Write out the entire listing below exactly as it appears, minus any pictures.
+++ Stored rows +++
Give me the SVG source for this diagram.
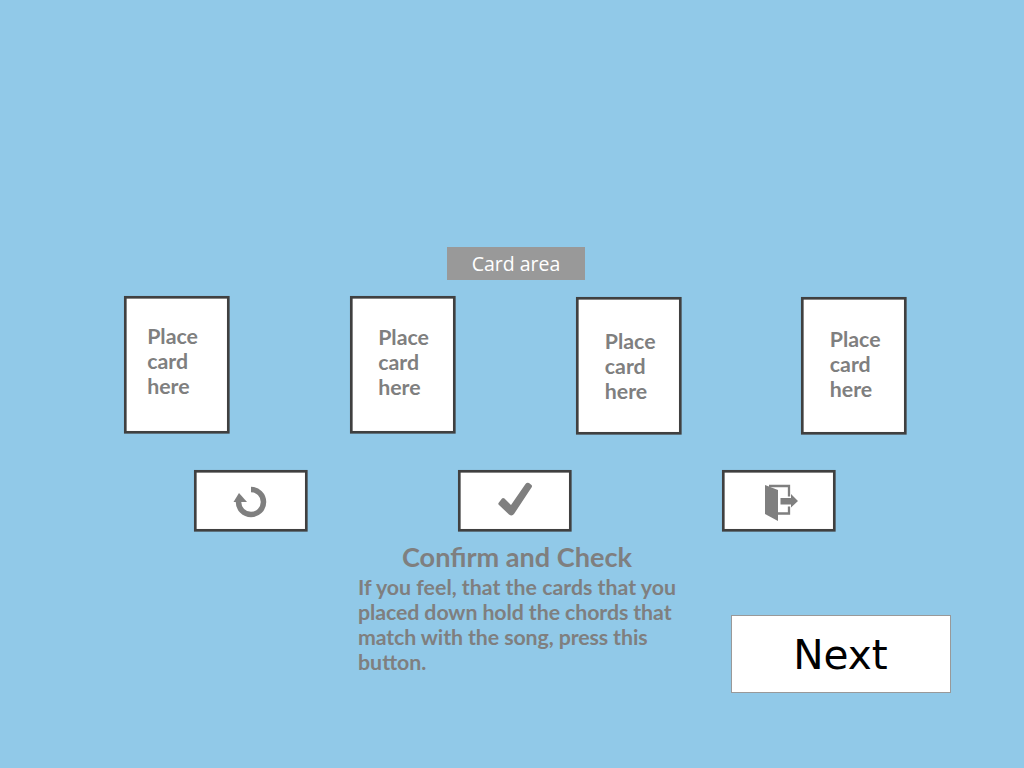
<svg xmlns="http://www.w3.org/2000/svg" width="1024" height="768" viewBox="0 0 1024 768">
<style>
.card,.btn{fill:#fff;stroke:#404040;stroke-width:2.67}
.t{font-family:Lato,"Liberation Sans",sans-serif;font-weight:700;fill:#7f7f7f;font-size:21.33px}
.ic{fill:#7f7f7f}
</style>
<rect width="1024" height="768" fill="#91c9e8"/>
<g id="card-area-label"><rect x="447" y="247" width="138" height="33" fill="#999"/><text x="516" y="271" text-anchor="middle" font-family="'Open Sans','Noto Sans',sans-serif" font-size="19.5" fill="#fff">Card area</text></g>
<g id="card1"><rect class="card" x="125.300" y="297.300" width="103" height="135"/><text class="t"><tspan x="147.200" y="344">Place</tspan><tspan x="147.200" y="369">card</tspan><tspan x="147.200" y="394">here</tspan></text></g>
<g id="card2"><rect class="card" x="351.300" y="297.300" width="103" height="135"/><text class="t"><tspan x="378.200" y="344.500">Place</tspan><tspan x="378.200" y="370">card</tspan><tspan x="378.200" y="395">here</tspan></text></g>
<g id="card3"><rect class="card" x="577.300" y="298.300" width="103" height="135"/><text class="t"><tspan x="604.800" y="349">Place</tspan><tspan x="604.800" y="374">card</tspan><tspan x="604.800" y="399">here</tspan></text></g>
<g id="card4"><rect class="card" x="802.300" y="298.300" width="103" height="135"/><text class="t"><tspan x="829.800" y="347">Place</tspan><tspan x="829.800" y="372">card</tspan><tspan x="829.800" y="397">here</tspan></text></g>
<g id="btn-reset"><rect class="btn" x="195.300" y="471.300" width="111" height="59"/>
<path d="M251 489.500A12.500 12.500 0 1 1 238.500 502" fill="none" stroke="#7f7f7f" stroke-width="5.500"/><path class="ic" d="M233.500 502L239 493L247 502Z"/></g>
<g id="btn-check"><rect class="btn" x="459.300" y="471.300" width="111" height="59"/><path class="ic" d="M498.500 503L502 498.500Q503 497.500 504.500 498.500L511 505L525.500 484Q527 482 529 483L531.500 485Q532.500 486 531.500 487.500L514 514Q512 516.500 509 514.500L499 505Q498 504 498.500 503Z"/></g>
<g id="btn-exit"><rect class="btn" x="723.300" y="471.300" width="111" height="59"/><path class="ic" d="M765 485L778 490V521L765 514Z"/><path d="M769 486H789V496.500M789 506.500V513.500H778" fill="none" stroke="#7f7f7f" stroke-width="2.300"/><path class="ic" d="M780.500 498H791V494L798 501L791 507.500V504.500H780.500Z"/></g>
<g id="description"><text x="517" y="566.500" text-anchor="middle" font-family="Lato,'Liberation Sans',sans-serif" font-weight="700" font-size="27.1" fill="#7f7f7f">Confirm and Check</text>
<text class="t"><tspan x="358" y="595">If you feel, that the cards that you</tspan><tspan x="358" y="620" letter-spacing="-0.09">placed down hold the chords that</tspan><tspan x="358" y="645" letter-spacing="-0.1">match with the song, press this</tspan><tspan x="358" y="670">button.</tspan></text></g>
<g id="next"><rect x="731.500" y="615.500" width="219" height="77" fill="#fff" stroke="#999"/><text x="840.500" y="668.500" text-anchor="middle" font-family="'DejaVu Sans',sans-serif" font-size="40.6" fill="#000">Next</text></g>
</svg>
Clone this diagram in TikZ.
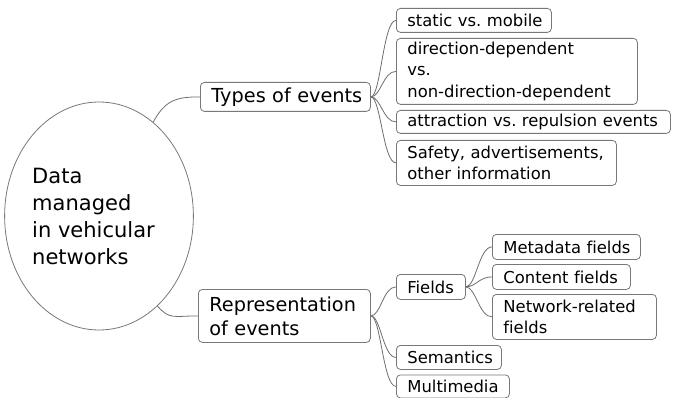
+++
Exercise output ▸
Give me the SVG source for this diagram.
<svg xmlns="http://www.w3.org/2000/svg" width="1024" height="768" viewBox="0 0 1024 768">
<style>
.card,.btn{fill:#fff;stroke:#404040;stroke-width:2.67}
.t{font-family:Lato,"Liberation Sans",sans-serif;font-weight:700;fill:#7f7f7f;font-size:21.33px}
.ic{fill:#7f7f7f}
</style>
<rect width="1024" height="768" fill="#91c9e8"/>
<g id="card-area-label"><rect x="447" y="247" width="138" height="33" fill="#999"/><text x="516" y="271" text-anchor="middle" font-family="'Open Sans','Noto Sans',sans-serif" font-size="19.5" fill="#fff">Card area</text></g>
<g id="card1"><rect class="card" x="125.300" y="297.300" width="103" height="135"/><text class="t"><tspan x="147.200" y="344">Place</tspan><tspan x="147.200" y="369">card</tspan><tspan x="147.200" y="394">here</tspan></text></g>
<g id="card2"><rect class="card" x="351.300" y="297.300" width="103" height="135"/><text class="t"><tspan x="378.200" y="344.500">Place</tspan><tspan x="378.200" y="370">card</tspan><tspan x="378.200" y="395">here</tspan></text></g>
<g id="card3"><rect class="card" x="577.300" y="298.300" width="103" height="135"/><text class="t"><tspan x="604.800" y="349">Place</tspan><tspan x="604.800" y="374">card</tspan><tspan x="604.800" y="399">here</tspan></text></g>
<g id="card4"><rect class="card" x="802.300" y="298.300" width="103" height="135"/><text class="t"><tspan x="829.800" y="347">Place</tspan><tspan x="829.800" y="372">card</tspan><tspan x="829.800" y="397">here</tspan></text></g>
<g id="btn-reset"><rect class="btn" x="195.300" y="471.300" width="111" height="59"/>
<path d="M251 489.500A12.500 12.500 0 1 1 238.500 502" fill="none" stroke="#7f7f7f" stroke-width="5.500"/><path class="ic" d="M233.500 502L239 493L247 502Z"/></g>
<g id="btn-check"><rect class="btn" x="459.300" y="471.300" width="111" height="59"/><path class="ic" d="M498.500 503L502 498.500Q503 497.500 504.500 498.500L511 505L525.500 484Q527 482 529 483L531.500 485Q532.500 486 531.500 487.500L514 514Q512 516.500 509 514.500L499 505Q498 504 498.500 503Z"/></g>
<g id="btn-exit"><rect class="btn" x="723.300" y="471.300" width="111" height="59"/><path class="ic" d="M765 485L778 490V521L765 514Z"/><path d="M769 486H789V496.500M789 506.500V513.500H778" fill="none" stroke="#7f7f7f" stroke-width="2.300"/><path class="ic" d="M780.500 498H791V494L798 501L791 507.500V504.500H780.500Z"/></g>
<g id="description"><text x="517" y="566.500" text-anchor="middle" font-family="Lato,'Liberation Sans',sans-serif" font-weight="700" font-size="27.1" fill="#7f7f7f">Confirm and Check</text>
<text class="t"><tspan x="358" y="595">If you feel, that the cards that you</tspan><tspan x="358" y="620" letter-spacing="-0.09">placed down hold the chords that</tspan><tspan x="358" y="645" letter-spacing="-0.1">match with the song, press this</tspan><tspan x="358" y="670">button.</tspan></text></g>
<g id="next"><rect x="731.500" y="615.500" width="219" height="77" fill="#fff" stroke="#999"/><text x="840.500" y="668.500" text-anchor="middle" font-family="'DejaVu Sans',sans-serif" font-size="40.6" fill="#000">Next</text></g>
</svg>
Clone this diagram in TikZ.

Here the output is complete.